| What exactly is the difference as you perceive it between an analogy and "relativizing" something? "No. Source: All of medical literature for mRNA" So if the scientists doing the experiments claim their experiments are A-OK, people being forced into them is OK? Really? That's the distinction you feel makes it not the same as what the Nazis were doing? If the Nazi doctors had said "we think our medical work is actually beneficial" you'd have said, oh OK then. Not a crime. "They're saying that getting poked by a needle is as bad as being starved to death before being squished into a small chamber and brutally choked to death by gas." They are NOT saying that and the fact you keep making this nonsensical claim is - again - proving my point to any bystanders who are watching. If you're representative of the average German then the Allies failed because you aren't drawing generalizable lessons from the past. The anti-mandate campaigners are drawing analogies with the Nazi practice of forced medical experimentation on people which you have already agreed was horrific. And that is worth comparing to the Nazis because history teaches us that people willing to take that step may well be willing to take others, which is exactly how we end up with pictures like these: https://cdn.substack.com/image/fetch/f_auto,q_auto:good,fl_p... https://cdn.substack.com/image/fetch/f_auto,q_auto:good,fl_p... Do you see the danger now? The guy with the swastika symbol in the first photo has a sign saying "gas the unvaccinated". It should not be a shock that the actual neo-Nazis here aren't the people saying "leave us alone" but rather the ones saying "let's force people to take brand new drugs against their will". The latter was something the Nazis actually did. Making vaccines a matter of free choice wasn't. |
> The latter was something the Nazis actually did. Making vaccines a matter of free choice wasn't.
This overstates the situation.
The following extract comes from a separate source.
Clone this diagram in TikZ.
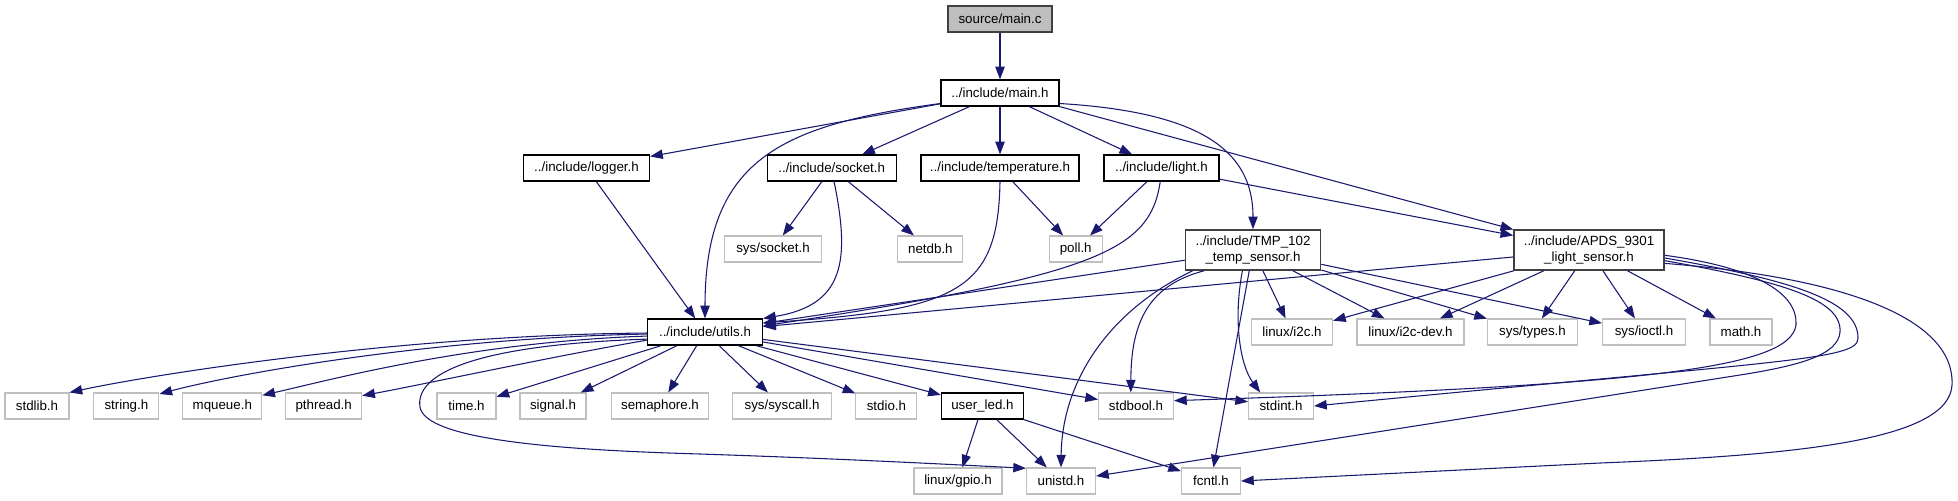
\documentclass[tikz,border=0pt]{standalone}
\usepackage{fontspec}
\setmainfont{Liberation Sans}
\usetikzlibrary{arrows.meta}
\definecolor{edgec}{HTML}{191970}
\definecolor{grayb}{HTML}{BFBFBF}
\definecolor{darkb}{HTML}{404040}
\tikzset{
  box/.style={draw=black, line width=0.9pt, fill=white, minimum height=19.5pt,
    inner sep=0pt, font=\fontsize{10}{11}\selectfont, text=black},
  ext/.style={box, draw=grayb, line width=0.8pt},
  twoline/.style={box, draw=darkb, line width=1.2pt, minimum height=30pt,
    align=center, font=\fontsize{10}{11.5}\selectfont},
  root/.style={box, draw=darkb, fill=grayb, line width=1.2pt},
  bw/.style={minimum width=#1*0.75pt},
  edge/.style={draw=edgec, line width=0.8pt, -{Triangle[length=9.5pt,width=7pt]}},
}
\begin{document}
\begin{tikzpicture}[x=0.75pt,y=-0.75pt]
\useasboundingbox (0,0) rectangle (1958,500);
% nodes
\node[root,bw=104] (mainc) at (1000,19) {source/main.c};
\node[box,bw=118] (mainh) at (1000,93) {../include/main.h};
\node[box,bw=126] (logger) at (586.5,168) {../include/logger.h};
\node[box,bw=129] (socket) at (831.7,168) {../include/socket.h};
\node[box,bw=158] (temp) at (1000,168) {../include/temperature.h};
\node[box,bw=115] (light) at (1161.4,168) {../include/light.h};
\node[twoline,bw=135] (TMP) at (1253,250) {../include/TMP\_102\\\_temp\_sensor.h};
\node[twoline,bw=150] (APDS) at (1589,250) {../include/APDS\_9301\\\_light\_sensor.h};
\node[ext,bw=97] (syssocket) at (773,249) {sys/socket.h};
\node[ext,bw=65] (netdb) at (930.4,249) {netdb.h};
\node[ext,bw=53] (poll) at (1075.7,249) {poll.h};
\node[box,bw=115] (utils) at (705,332) {../include/utils.h};
\node[ext,bw=81] (i2c) at (1292,332) {linux/i2c.h};
\node[ext,bw=107] (i2cdev) at (1410.5,332) {linux/i2c-dev.h};
\node[ext,bw=90] (systypes) at (1532.5,332) {sys/types.h};
\node[ext,bw=83] (sysioctl) at (1644,332) {sys/ioctl.h};
\node[ext,bw=62] (math) at (1741,332) {math.h};
\node[ext,bw=64] (stdlib) at (37,406) {stdlib.h};
\node[ext,bw=65] (string) at (126.4,406) {string.h};
\node[ext,bw=79] (mqueue) at (222.3,406) {mqueue.h};
\node[ext,bw=76] (pthread) at (323.7,406) {pthread.h};
\node[ext,bw=59] (time) at (466.5,406) {time.h};
\node[ext,bw=66] (signal) at (553,406) {signal.h};
\node[ext,bw=97] (semaphore) at (660,406) {semaphore.h};
\node[ext,bw=99] (syscall) at (782,406) {sys/syscall.h};
\node[ext,bw=61] (stdio) at (886.4,406) {stdio.h};
\node[box,bw=82] (userled) at (982.4,406) {user\_led.h};
\node[ext,bw=75] (stdbool) at (1136,406) {stdbool.h};
\node[ext,bw=65] (stdint) at (1281,406) {stdint.h};
\node[ext,bw=88] (gpio) at (958,481) {linux/gpio.h};
\node[ext,bw=69] (unistd) at (1061,481) {unistd.h};
\node[ext,bw=59] (fcntl) at (1211,481) {fcntl.h};
% main.c
\draw[edge] (mainc) -- (mainh);
% main.h
\draw[edge] (mainh) -- (logger);
\draw[edge] (mainh) -- (socket);
\draw[edge] (mainh) -- (temp);
\draw[edge] (mainh) -- (light);
\draw[edge] (mainh.-10) .. controls (1200,112) and (1253,150) .. (TMP.north);
\draw[edge] (mainh.south east) -- (APDS);
\draw[edge] (mainh.190) .. controls (780,125) and (705,160) .. (utils.north);
% logger
\draw[edge] (logger) -- (utils);
% socket
\draw[edge] (socket) -- (syssocket);
\draw[edge] (socket) -- (netdb);
\draw[edge] (socket.-80) .. controls (850,260) and (845,305) .. (utils.north east);
% temperature
\draw[edge] (temp) -- (poll);
\draw[edge] (temp.south) .. controls (998,290) and (960,310) .. (utils.9);
% light
\draw[edge] (light) -- (poll);
\draw[edge] (light) -- (APDS);
\draw[edge] (light.-95) .. controls (1150,250) and (1100,275) .. (utils.6);
% TMP_102
\draw[edge] (TMP) -- (utils);
\draw[edge] (TMP) -- (i2c);
\draw[edge] (TMP) -- (i2cdev);
\draw[edge] (TMP) -- (systypes);
\draw[edge] (TMP) -- (sysioctl);
\draw[edge] (TMP.-157) .. controls (1150,285) and (1131,320) .. (stdbool.111);
\draw[edge] (TMP.-161) .. controls (1110,310) and (1062,380) .. (unistd.north);
\draw[edge] (TMP) -- (fcntl);
\draw[edge] (TMP.-117) .. controls (1233,320) and (1240,365) .. (stdint.147);
% APDS
\draw[edge] (APDS) -- (utils);
\draw[edge] (APDS) -- (i2c);
\draw[edge] (APDS) -- (i2cdev);
\draw[edge] (APDS) -- (systypes);
\draw[edge] (APDS) -- (sysioctl);
\draw[edge] (APDS) -- (math);
\draw[edge] (APDS.-4) .. controls (1760,268) and (1798,295) .. (1796,325)
  .. controls (1790,368) and (1650,385) .. (stdbool.8);
\draw[edge] (APDS.-6) .. controls (1790,280) and (1858,300) .. (1858,338)
  .. controls (1858,360) and (1790,360) .. (stdint.east);
\draw[edge] (APDS.-8) .. controls (1785,282) and (1842,300) .. (1840,332)
  .. controls (1838,355) and (1800,365.5) .. (1740,375) -- (unistd.8);
\draw[edge] (APDS.-10) .. controls (1850,278) and (1955,320) .. (1952,385)
  .. controls (1949,440) and (1800,455) .. (1600,463) -- (fcntl.east);
% utils
\draw[edge] (utils.181) .. controls (400,335) and (150,375) .. (stdlib.north east);
\draw[edge] (utils.182) .. controls (430,338) and (230,375) .. (string.20);
\draw[edge] (utils.184) .. controls (470,342) and (330,380) .. (mqueue.15);
\draw[edge] (utils.188) .. controls (560,355) and (420,385) .. (pthread.15);
\draw[edge] (utils) -- (time);
\draw[edge] (utils) -- (signal);
\draw[edge] (utils) -- (semaphore);
\draw[edge] (utils) -- (syscall);
\draw[edge] (utils) -- (stdio);
\draw[edge] (utils) -- (userled);
\draw[edge] (utils) -- (stdbool);
\draw[edge] (utils) -- (stdint);
\draw[edge] (utils.187) .. controls (470,345) and (415,375) .. (420,407)
  .. controls (425,440) and (560,450) .. (700,454)
  .. controls (850,459) and (960,465) .. (unistd.160);
% user_led
\draw[edge] (userled) -- (gpio);
\draw[edge] (userled) -- (unistd);
\draw[edge] (userled) -- (fcntl);
\end{tikzpicture}
\end{document}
The Americans also required smallpox vaccine for the continental army, and the US currently requires MMR vaccine for participation in public school.
Requiring vaccination (of everyone, another key difference between the pandemic and the Nazi analogy, as the Nazis weren't conducting medical experiments on those they considered "master race") to participate in some aspects of modern society is part of modern society. Comparing it to the Holocaust trivializes the Holocaust.